ABSTRACT

Vagueness ‘Vagueness’ (Kempson 1977) consists of ‘a closed set of identifiable items that can be interpreted based on the particular context in which they occur’ (Cheng 2007: 162). These items signal ‘to the hearer that the utterance, or part of it, is not to be interpreted precisely’ (Cheng 2007: 162). Vagueness is defined variously as ‘fuzziness, vague language, generality, ambiguity and even ambivalence’ (He 2000: 7), vague language (Channell 1994), vague expressions (Carter and McCarthy 1997), imprecision (Crystal and Davy 1975), and loose talk (Sperber and Wilson 1995). Vague expressions are more pervasive in spoken discourse, particularly conversations, than written discourse, occur in a variety of contexts, and serve a variety of functions (Carter and McCarthy 1997; Biber et al. 1999; Jucker et al. 2003), although the use of vagueness varies across spoken genres (Cheng 2007).
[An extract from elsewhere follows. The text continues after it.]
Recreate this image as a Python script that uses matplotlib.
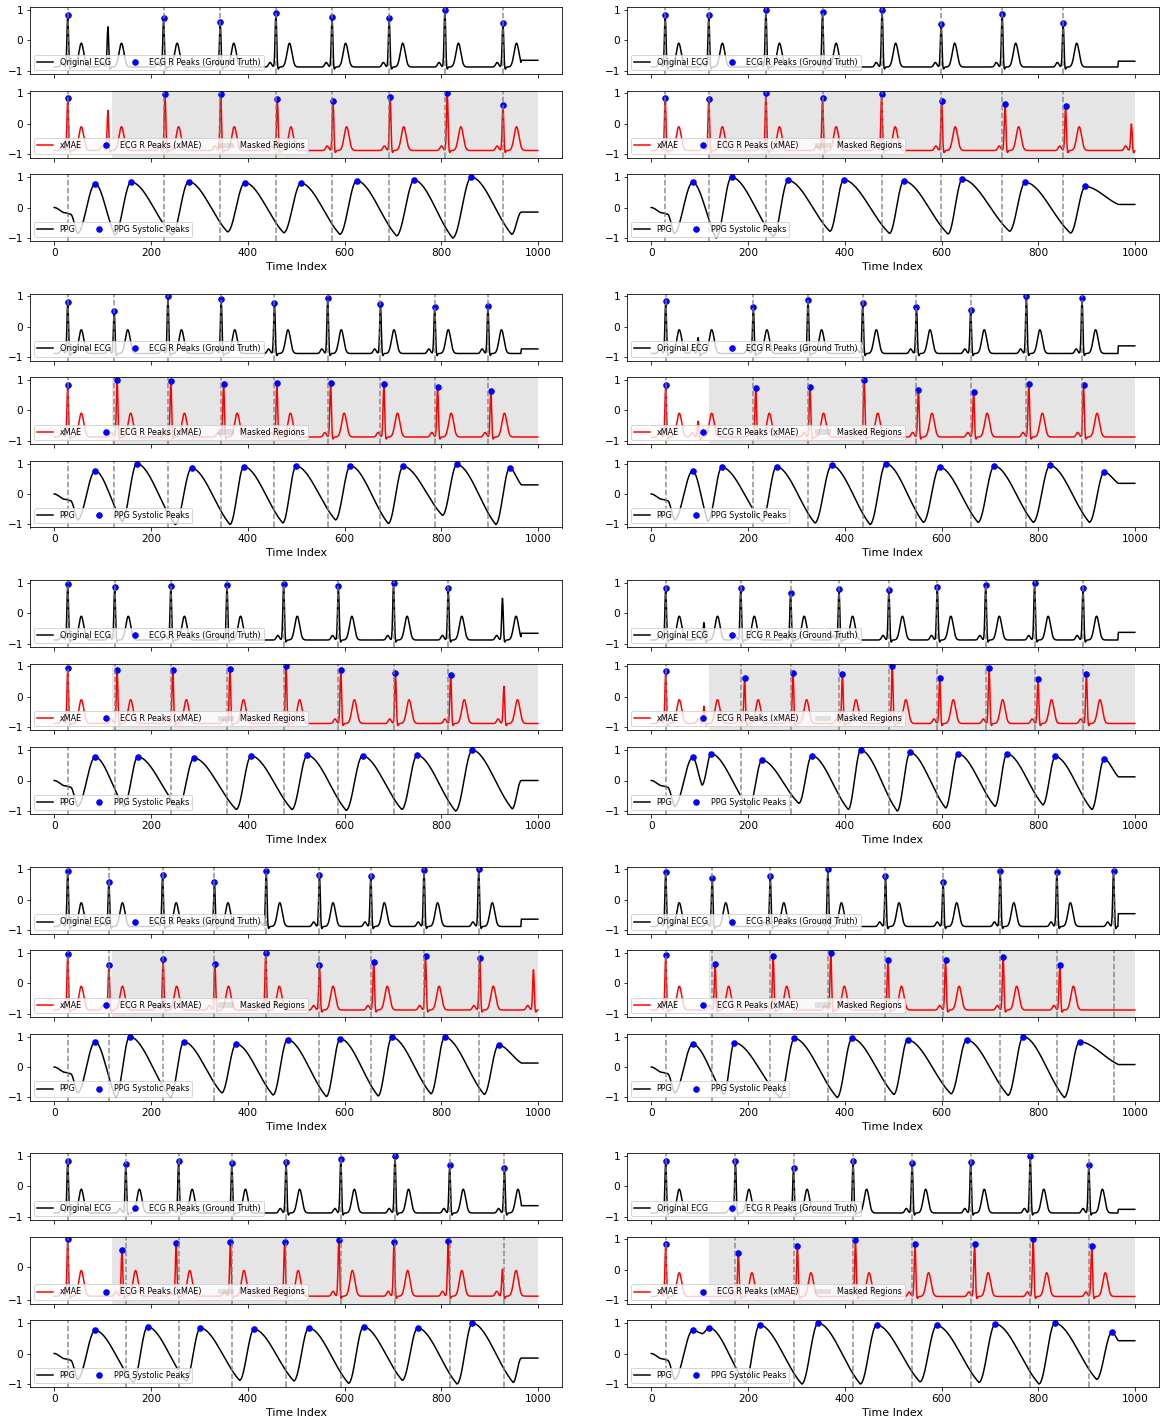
import numpy as np
import matplotlib.pyplot as plt

# blocks ordered row by row: left, right
ecg_gt_pos = [
    [28, 226, 343, 458, 574, 692, 807, 927],
    [29, 119, 237, 354, 477, 599, 725, 851],
    [28, 124, 235, 345, 455, 565, 674, 786, 896],
    [30, 211, 324, 437, 548, 660, 775, 890],
    [28, 125, 241, 357, 474, 587, 701, 814],
    [30, 185, 288, 388, 491, 591, 691, 792, 892],
    [28, 113, 224, 331, 438, 548, 654, 764, 877],
    [30, 126, 246, 365, 484, 603, 721, 838, 955],
    [28, 148, 257, 367, 479, 592, 704, 817, 930],
    [30, 174, 294, 417, 539, 660, 783, 904],
]
ecg_gt_h = [
    [0.85, 0.73, 0.59, 0.90, 0.76, 0.72, 1.0, 0.58],
    [0.85, 0.82, 1.0, 0.92, 1.0, 0.53, 0.88, 0.56],
    [0.83, 0.52, 1.0, 0.92, 0.78, 0.94, 0.74, 0.65, 0.70],
    [0.84, 0.67, 0.90, 0.77, 0.65, 0.54, 1.0, 0.95],
    [0.96, 0.86, 0.89, 0.92, 0.97, 0.90, 1.0, 0.82],
    [0.85, 0.85, 0.68, 0.80, 0.76, 0.86, 0.94, 1.0, 0.84],
    [0.95, 0.60, 0.83, 0.60, 0.96, 0.83, 0.80, 0.98, 1.0],
    [0.92, 0.73, 0.77, 1.0, 0.78, 0.60, 0.95, 0.93, 0.95],
    [0.84, 0.72, 0.82, 0.76, 0.80, 0.90, 1.0, 0.70, 0.59],
    [0.84, 0.84, 0.60, 0.84, 0.78, 0.80, 1.0, 0.70],
]
# beats in the ECG that have no R peak marker
ecg_extra_pos = [[111], [], [], [97], [926], [109], [], [], [], []]
ecg_extra_h = [[0.45], [], [], [-0.35], [0.5], [-0.3], [], [], [], []]
ecg_end = [-0.65, -0.68, -0.72, -0.62, -0.65, -0.62, -0.63, -0.45, -0.63, -0.75]

xmae_pos = [
    [28, 229, 344, 461, 576, 694, 812, 927],
    [29, 119, 237, 354, 476, 600, 731, 856],
    [28, 130, 241, 350, 460, 571, 681, 792, 902],
    [30, 216, 328, 440, 552, 666, 780, 893],
    [28, 130, 245, 363, 479, 592, 705, 819],
    [30, 193, 293, 395, 498, 596, 698, 799, 899],
    [28, 113, 225, 332, 437, 548, 660, 767, 879],
    [30, 132, 252, 371, 489, 608, 727, 844],
    [28, 140, 252, 364, 476, 588, 702, 814],
    [30, 180, 302, 422, 545, 668, 789, 910],
]
xmae_h = [
    [0.85, 0.97, 0.97, 0.82, 0.74, 0.87, 1.0, 0.62],
    [0.85, 0.82, 1.0, 0.85, 0.98, 0.76, 0.67, 0.58],
    [0.84, 1.0, 0.97, 0.87, 0.91, 0.90, 0.87, 0.77, 0.64],
    [0.84, 0.73, 0.77, 1.0, 0.68, 0.62, 0.88, 0.85],
    [0.96, 0.88, 0.88, 0.93, 1.0, 0.87, 0.78, 0.73],
    [0.86, 0.61, 0.77, 0.76, 1.0, 0.61, 0.94, 0.58, 0.74],
    [0.95, 0.60, 0.79, 0.65, 1.0, 0.61, 0.71, 0.91, 0.85],
    [0.92, 0.64, 0.91, 1.0, 0.77, 0.76, 0.88, 0.59],
    [0.85, 0.54, 0.74, 0.76, 0.78, 0.82, 0.78, 0.80],
    [0.84, 0.56, 0.79, 0.97, 0.84, 0.86, 1.0, 0.77],
]
xmae_extra_pos = [[111], [992], [], [97], [929], [109], [990], [], [926], []]
xmae_extra_h = [[0.45], [0.0], [], [-0.35], [0.35], [-0.3], [0.45], [], [-0.05], []]
mask_start, mask_end = 120, 1000

ppg_pos = [
    [85, 159, 278, 394, 510, 625, 744, 862],
    [86, 166, 283, 398, 522, 643, 773, 897],
    [85, 171, 284, 392, 500, 612, 721, 832, 941],
    [86, 146, 259, 373, 485, 596, 709, 824, 936],
    [85, 173, 289, 407, 523, 637, 750, 864],
    [86, 124, 229, 332, 433, 535, 634, 735, 835, 936],
    [85, 156, 268, 376, 482, 591, 698, 807, 918],
    [86, 172, 296, 415, 530, 652, 769, 885],
    [85, 193, 302, 413, 526, 639, 751, 864],
    [86, 120, 224, 345, 466, 590, 711, 834, 952],
]
ppg_h = [
    [0.78, 0.84, 0.85, 0.82, 0.80, 0.88, 0.90, 1.0],
    [0.83, 1.0, 0.89, 0.91, 0.87, 0.93, 0.83, 0.69],
    [0.76, 1.0, 0.85, 0.90, 0.92, 0.93, 0.91, 0.97, 0.85],
    [0.76, 0.88, 0.90, 0.94, 1.0, 0.88, 0.92, 0.94, 0.72],
    [0.77, 0.78, 0.74, 0.81, 0.83, 0.81, 0.83, 1.0],
    [0.76, 0.88, 0.67, 0.82, 1.0, 0.92, 0.88, 0.88, 0.79, 0.70],
    [0.83, 1.0, 0.83, 0.76, 0.90, 0.93, 0.98, 0.98, 0.72],
    [0.75, 0.80, 0.94, 0.94, 0.89, 0.89, 1.0, 0.83],
    [0.76, 0.88, 0.84, 0.80, 0.84, 0.88, 0.84, 1.0],
    [0.76, 0.85, 0.94, 1.0, 0.94, 0.92, 0.97, 1.0, 0.70],
]
ppg_trough_pos = [
    [48, 125, 243, 358, 474, 590, 707, 823, 945],
    [47, 134, 252, 369, 492, 613, 740, 866],
    [48, 140, 250, 363, 472, 581, 690, 802, 912],
    [48, 117, 229, 338, 452, 562, 675, 789, 905],
    [48, 144, 256, 376, 491, 603, 718, 829, 946],
    [48, 105, 202, 305, 407, 508, 608, 710, 809, 910],
    [48, 127, 240, 346, 452, 562, 669, 778, 888],
    [48, 150, 266, 384, 501, 619, 737, 853],
    [48, 163, 272, 383, 495, 608, 719, 832, 948],
    [48, 105, 194, 311, 432, 555, 677, 801, 920],
]
ppg_trough_val = [
    [-0.85, -0.9, -0.9, -0.8, -0.83, -0.88, -0.93, -1.0, -0.88],
    [-0.85, -1.0, -0.95, -0.78, -0.85, -0.87, -0.78, -0.84],
    [-0.85, -0.9, -1.0, -1.0, -0.95, -0.85, -0.97, -0.7, -1.0],
    [-0.85, -0.9, -0.9, -0.95, -1.0, -0.93, -0.93, -0.93, -0.93],
    [-0.85, -0.85, -0.9, -0.95, -0.95, -0.98, -0.95, -1.0, -0.93],
    [-0.85, -0.15, -0.9, -0.75, -0.95, -1.0, -0.9, -0.85, -0.8, -0.95],
    [-0.85, -1.0, -1.0, -0.85, -0.92, -0.97, -0.95, -0.88, -0.9],
    [-0.85, -0.9, -1.0, -1.0, -0.9, -0.88, -0.93, -1.0],
    [-0.85, -0.95, -0.9, -0.88, -0.9, -0.98, -0.88, -1.0, -0.95],
    [-0.85, 0.65, -0.95, -1.0, -1.0, -0.93, -0.95, -1.0, -0.85],
]
ppg_end = [-0.15, 0.10, 0.30, 0.35, 0.0, 0.12, 0.13, 0.08, -0.15, 0.42]

t = np.arange(1000)


def ecg_wave(pos, h, end=None):
    base = -0.87
    y = np.full(len(t), base)
    for p, a in zip(pos, h):
        y += (a - base) * np.exp(-0.5 * ((t - p) / 1.6) ** 2)
        y -= 0.1 * np.exp(-0.5 * ((t - p - 4) / 1.5) ** 2)
        y += 0.78 * np.exp(-0.5 * ((t - p - 28) / 5.0) ** 2)
        y += 0.15 * np.exp(-0.5 * ((t - p + 12) / 3.0) ** 2)
    if end is not None:
        y[965:] = end
    return y


def ppg_wave(pk, pk_h, tr, tr_v, end):
    kx = np.array([0, 20, 34] + tr + pk + [965, 999], dtype=float)
    ky = np.array([0.0, -0.17, -0.22] + tr_v + pk_h + [end, end])
    o = np.argsort(kx)
    kx, ky = kx[o], ky[o]
    i = np.clip(np.searchsorted(kx, t, side='right') - 1, 0, len(kx) - 2)
    s = (t - kx[i]) / (kx[i + 1] - kx[i])
    rise = (1 - np.cos(np.pi * s)) / 2
    # slow, near linear fall after a systolic peak
    fall = 0.5 * s ** 1.6 + 0.5 * rise
    g = np.where(ky[i + 1] < ky[i], fall, rise)
    return ky[i] + (ky[i + 1] - ky[i]) * g


def set_y(ax, y):
    hi = max(y.max(), -1)
    lo = -1.0
    pad = 0.05 * (hi - lo)
    ax.set_yticks([v for v in (-1, 0, 1) if v <= hi + pad])
    ax.set_ylim(lo - pad, hi + pad)


W, H = 1160, 1419
fig = plt.figure(figsize=(W / 72, H / 72), dpi=72)

for b in range(10):
    row, col = divmod(b, 2)
    x0 = 30 if col == 0 else 627
    axs = []
    for k in range(3):
        top = 7 + 286.5 * row + 83.5 * k
        axs.append(fig.add_axes([x0 / W, 1 - (top + 67) / H, 532 / W, 67 / H]))
    ax1, ax2, ax3 = axs

    ecg = ecg_wave(ecg_gt_pos[b] + ecg_extra_pos[b], ecg_gt_h[b] + ecg_extra_h[b], ecg_end[b])
    xm = ecg_wave(xmae_pos[b] + xmae_extra_pos[b], xmae_h[b] + xmae_extra_h[b])
    ppg = ppg_wave(ppg_pos[b], ppg_h[b], ppg_trough_pos[b], ppg_trough_val[b], ppg_end[b])

    ax1.plot(t, ecg, color='black', label='Original ECG')
    ax1.plot(ecg_gt_pos[b], ecg_gt_h[b], 'o', color='blue', markersize=5.5,
             label='ECG R Peaks (Ground Truth)')

    ax2.plot(t, xm, color='red', label='xMAE')
    ax2.plot(xmae_pos[b], xmae_h[b], 'o', color='blue', markersize=5.5,
             label='ECG R Peaks (xMAE)')
    ax2.axvspan(mask_start, mask_end, color='gray', alpha=0.2, lw=0, label='Masked Regions')

    ax3.plot(t, ppg, color='black', label='PPG')
    ax3.plot(ppg_pos[b], ppg_h[b], 'o', color='blue', markersize=5.5,
             label='PPG Systolic Peaks')

    for ax, y, nc in [(ax1, ecg, 2), (ax2, xm, 3), (ax3, ppg, 2)]:
        for p in ecg_gt_pos[b]:
            ax.axvline(p, color='gray', linestyle='--', alpha=0.9)
        ax.set_xlim(-49.95, 1048.95)
        ax.set_xticks([0, 200, 400, 600, 800, 1000])
        ax.tick_params(labelsize=10.5)
        set_y(ax, y)
        ax.legend(loc='lower left', ncol=nc, fontsize=8)
    ax1.tick_params(labelbottom=False)
    ax2.tick_params(labelbottom=False)
    ax3.set_xlabel('Time Index', fontsize=11)

fig.savefig('out.png', dpi=72)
Cheng and Warren (2001, 2003) find Hong Kong Chinese and native speakers of English use vagueness to perform similar functions in social interaction, such as to achieve solidarity, cover up linguistic and knowledge deficiencies, show that they know the rules of information quantity in different speech situations, and protect one’s face and that of others. Warren (2007) suggests that discourse intonation (Brazil 1997) can disambiguate vagueness or add extra layers of meaning to vague items based on the speaker’s perceptions of the context. Regarding linguistic realizations of vagueness,

Crystal and Davy (1975: 112-14) identify types of lexical vagueness on a spectrum, from items which express ‘total vagueness’ like thing, whatsit

and so on, to examples such as I’ve got some tomatoes, beans and things, and the use of the suffix-ish in colloquial English. Brown and Yule (1983: 8-9) also note that spoken language contains a lot of ‘general, non-specific’ vocabulary. Dubois (1987: 531) describes the use of hedges such as close to, about, around, on the order of, and something like with numbers as ‘imprecise’ numerical expressions. Wierzbicka (1986a: 597) calls just, at least, only, merely and at the most ‘approximatives’. Channell (1994) describes three categories of vagueness:

(a) vague additives to numbers: a word or phrase is added to a precise figure to signal a vague reading (‘about’, ‘around’, ‘round’, ‘approximately’);

(b) vagueness by choice of vague words or phrases (‘and things’, ‘or something’, ‘and such’, ‘or anything’, ‘thing’, ‘thingy’, ‘whatsisname’, ‘whatnot’);

(c) vagueness by scalar implicature (‘most’, ‘many’, ‘some’, ‘few’, ‘often’, ‘sometimes’, ‘occasionally’, ‘seldom’).